Images and data now pouring in from MESSENGER at Mercury
Posted by Emily Lakdawalla
2011/03/30 04:31 CDT
Today the MESSENGER mission held a press briefing to show off some of the first images and other data that are streaming in from the spacecraft, now that it has entered Mercury orbit. Before I get to the more substantial stuff I'll just post my favorite image released today, a dramatically lit view of terrain near the north pole, terrain that hasn't before been viewed by a spacecraft. It's covered with secondaries; there are chains of craters; and the low lighting makes it easy to spot the characteristic undulating ridge of one of Mercury's ubiquitous thrust faults, signs that the entire planet has shrunk.

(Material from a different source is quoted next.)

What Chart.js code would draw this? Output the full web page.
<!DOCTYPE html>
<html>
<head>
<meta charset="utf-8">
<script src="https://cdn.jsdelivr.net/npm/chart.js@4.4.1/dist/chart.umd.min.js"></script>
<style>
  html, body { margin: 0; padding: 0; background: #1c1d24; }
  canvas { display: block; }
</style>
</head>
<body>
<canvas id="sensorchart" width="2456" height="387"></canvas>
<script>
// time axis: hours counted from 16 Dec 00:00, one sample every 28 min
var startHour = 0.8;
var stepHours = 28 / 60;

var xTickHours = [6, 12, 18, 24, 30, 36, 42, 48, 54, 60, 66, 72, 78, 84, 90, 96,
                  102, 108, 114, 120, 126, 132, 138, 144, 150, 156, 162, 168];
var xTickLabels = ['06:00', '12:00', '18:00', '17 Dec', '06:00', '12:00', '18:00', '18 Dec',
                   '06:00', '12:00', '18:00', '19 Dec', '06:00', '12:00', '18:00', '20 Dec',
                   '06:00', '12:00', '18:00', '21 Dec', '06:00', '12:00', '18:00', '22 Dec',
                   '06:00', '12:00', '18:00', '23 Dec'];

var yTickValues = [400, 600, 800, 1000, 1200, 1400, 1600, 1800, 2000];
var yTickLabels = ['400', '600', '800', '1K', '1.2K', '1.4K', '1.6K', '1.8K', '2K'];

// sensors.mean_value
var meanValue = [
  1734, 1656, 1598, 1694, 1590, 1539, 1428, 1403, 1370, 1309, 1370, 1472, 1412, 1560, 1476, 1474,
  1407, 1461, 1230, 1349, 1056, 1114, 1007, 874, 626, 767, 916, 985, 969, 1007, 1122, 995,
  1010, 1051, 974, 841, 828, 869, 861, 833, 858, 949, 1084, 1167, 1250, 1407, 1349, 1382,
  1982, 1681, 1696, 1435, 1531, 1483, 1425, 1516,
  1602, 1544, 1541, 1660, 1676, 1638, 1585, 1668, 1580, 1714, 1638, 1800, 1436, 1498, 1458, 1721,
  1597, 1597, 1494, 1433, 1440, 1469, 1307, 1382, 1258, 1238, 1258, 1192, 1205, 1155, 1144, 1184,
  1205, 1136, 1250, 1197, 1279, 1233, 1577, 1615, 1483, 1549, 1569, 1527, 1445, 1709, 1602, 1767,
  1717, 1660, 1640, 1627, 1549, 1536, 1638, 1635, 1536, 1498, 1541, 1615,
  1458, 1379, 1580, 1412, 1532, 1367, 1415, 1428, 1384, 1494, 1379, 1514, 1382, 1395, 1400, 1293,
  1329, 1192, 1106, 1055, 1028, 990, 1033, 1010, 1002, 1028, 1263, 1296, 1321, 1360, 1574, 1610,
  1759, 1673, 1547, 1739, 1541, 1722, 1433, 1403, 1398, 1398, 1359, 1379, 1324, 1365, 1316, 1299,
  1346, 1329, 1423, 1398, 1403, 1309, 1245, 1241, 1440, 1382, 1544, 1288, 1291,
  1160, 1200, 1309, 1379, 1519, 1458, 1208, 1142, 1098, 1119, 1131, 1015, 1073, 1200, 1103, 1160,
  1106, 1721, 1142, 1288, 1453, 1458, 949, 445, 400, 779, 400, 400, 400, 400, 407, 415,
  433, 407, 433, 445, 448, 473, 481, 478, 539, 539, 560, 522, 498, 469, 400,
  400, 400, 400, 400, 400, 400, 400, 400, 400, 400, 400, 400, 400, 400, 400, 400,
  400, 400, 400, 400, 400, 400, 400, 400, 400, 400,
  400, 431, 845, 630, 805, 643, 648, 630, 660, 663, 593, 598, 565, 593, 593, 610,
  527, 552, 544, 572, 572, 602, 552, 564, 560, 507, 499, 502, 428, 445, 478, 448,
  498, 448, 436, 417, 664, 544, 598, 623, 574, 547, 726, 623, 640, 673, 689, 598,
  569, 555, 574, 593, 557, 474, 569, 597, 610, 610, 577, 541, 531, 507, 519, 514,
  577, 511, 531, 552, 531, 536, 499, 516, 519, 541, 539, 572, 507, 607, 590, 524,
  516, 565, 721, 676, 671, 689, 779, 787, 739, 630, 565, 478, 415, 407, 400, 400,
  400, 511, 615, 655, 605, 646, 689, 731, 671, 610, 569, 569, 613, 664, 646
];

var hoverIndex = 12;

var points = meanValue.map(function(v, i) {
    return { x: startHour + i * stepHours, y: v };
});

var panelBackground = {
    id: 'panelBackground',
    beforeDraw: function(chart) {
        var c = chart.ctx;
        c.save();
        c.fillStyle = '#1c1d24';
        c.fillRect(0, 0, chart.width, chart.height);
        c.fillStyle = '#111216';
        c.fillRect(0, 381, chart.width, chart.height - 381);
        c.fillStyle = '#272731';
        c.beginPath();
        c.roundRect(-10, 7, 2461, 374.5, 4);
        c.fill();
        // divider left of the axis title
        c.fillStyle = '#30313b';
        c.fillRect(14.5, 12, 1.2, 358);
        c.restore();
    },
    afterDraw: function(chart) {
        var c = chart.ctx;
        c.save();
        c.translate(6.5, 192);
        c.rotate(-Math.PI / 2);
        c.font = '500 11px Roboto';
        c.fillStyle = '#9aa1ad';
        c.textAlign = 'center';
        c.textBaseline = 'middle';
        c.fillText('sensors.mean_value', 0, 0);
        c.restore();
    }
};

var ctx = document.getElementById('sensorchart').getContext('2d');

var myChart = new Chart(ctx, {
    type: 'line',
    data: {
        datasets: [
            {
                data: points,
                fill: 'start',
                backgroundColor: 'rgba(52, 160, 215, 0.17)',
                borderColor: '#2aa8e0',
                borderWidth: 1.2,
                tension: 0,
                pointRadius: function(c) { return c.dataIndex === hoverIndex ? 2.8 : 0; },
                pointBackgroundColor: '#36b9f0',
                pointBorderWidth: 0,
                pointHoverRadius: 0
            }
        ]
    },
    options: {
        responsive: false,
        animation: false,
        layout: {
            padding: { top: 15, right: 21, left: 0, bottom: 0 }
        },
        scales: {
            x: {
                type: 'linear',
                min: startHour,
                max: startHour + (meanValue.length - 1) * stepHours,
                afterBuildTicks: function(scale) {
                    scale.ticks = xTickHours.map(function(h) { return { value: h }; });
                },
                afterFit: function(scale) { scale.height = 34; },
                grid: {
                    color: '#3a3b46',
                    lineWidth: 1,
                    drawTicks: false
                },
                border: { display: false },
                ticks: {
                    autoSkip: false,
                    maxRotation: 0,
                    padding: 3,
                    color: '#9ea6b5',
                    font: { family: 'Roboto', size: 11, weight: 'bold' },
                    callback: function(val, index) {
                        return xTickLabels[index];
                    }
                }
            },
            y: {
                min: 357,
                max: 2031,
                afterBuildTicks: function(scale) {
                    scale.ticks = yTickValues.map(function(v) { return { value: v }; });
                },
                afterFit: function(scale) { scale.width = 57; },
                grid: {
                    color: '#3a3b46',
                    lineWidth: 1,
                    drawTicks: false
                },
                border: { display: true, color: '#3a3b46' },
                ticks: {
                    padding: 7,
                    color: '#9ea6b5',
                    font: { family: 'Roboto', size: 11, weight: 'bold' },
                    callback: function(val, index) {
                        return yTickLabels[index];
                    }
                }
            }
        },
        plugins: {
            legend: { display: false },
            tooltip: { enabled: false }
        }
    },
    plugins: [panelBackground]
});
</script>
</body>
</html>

Although the camera is capable of capturing images that are 1024 pixels square, this one is only 512 pixels square. They're not holding back any data; the image was reduced in size ("downsampled") aboard the spacecraft before being transmitted to Earth in order to save on file storage space and transmission time. For their global map they don't need more data than that, not from the parts of the orbit that are near closest approach, anyway; I'm sure they're downlinking the full-resolution data from the parts of the orbit that have the spacecraft at much greater distance from the planet.
Most of the press on the phone call seem not to have paid much attention to the mission before (several of the major science reporters and bloggers I know were either not listening in or didn't ask questions), so there wasn't really much new information discussed. Just two things stuck out in my mind from the briefing. One was this slide. The data isn't really all that significant, yet. It just shows five days of measurements -- ten orbits -- from MESSENGER's magnetometer, superimposed on the previous measurements captured in all six previous flybys, by Mariner 10 and MESSENGER.
It's just the barest beginning of what MESSENGER will get in a mission lasting four Mercury years. But that five days' worth of data has already tripled the number of measurements that we've made of the planet's magnetic field, and it has also reached to the full span of latitudes never before sampled by a spacecraft. The images that we are getting now will just refine a view of Mercury that we already have developed from the previous flyby data; these magnetometer measurements are ground-breaking, resulting in an utterly unprecedented data set. The same is true for the topography data now coming in from the laser altimeter.
The other piece of information that was new concerns the color imaging of the planet. The MESSENGER camera system has an 11-color filter wheel. Initially, plans called for doing color imaging of the planet through all 11 of these filters. But the team is now planning to acquire the global color map in only eight filters. Here's a summary of those filters; I've crossed out the ones that are not being used for global mapping. (Presumably they will still be used for targeted imaging of geologically interesting targets.)
|6 or F||430 nm, narrow-band||violet|
|3 or C||480 nm, narrow-band||blue|
|4 or D||560 nm, narrow-band||green|
|5 or E||630 nm, narrow-band||red|
|7 or G||750 nm, narrow-band||near-infrared|
|12 or L||830 nm, narrow-band||near-infrared|
|10 or J||900 nm, narrow-band||near-infrared|
|9 or I||1000 nm, narrow-band||near-infrared|
|* narrow-band: filter allows only a small range of wavelengths to pass through (typically 5-15 nanometers)
panchromatic: filter allows a broad range of wavelengths to pass through
Why do this? Why not take as much color data as you possibly can, in order to map out Mercury's surface in detail? For one thing, it saves significantly on data space to take only eight instead of eleven colors. (The panchromatic or clear filter position wouldn't have been used for Mercury mapping in any case; it was included for optical navigation purposes.) For another thing, MESSENGER is always moving as it takes these sets of images, one after the other; taking images through a smaller number of filters reduces the amount of "drift" from the first image in each sequence to the last. But they wouldn't have gone to eight from 11 filters unless they were confident that they'd be able to get a sufficiently detailed color map of Mercury without the three that they're skipping. I asked about how they made that decision, and Sean Solomon confirmed that it was based on their experience with color imaging during the three flybys. Their image processing is able to tell them what they want to know about the variations in color across the surface without those three filters.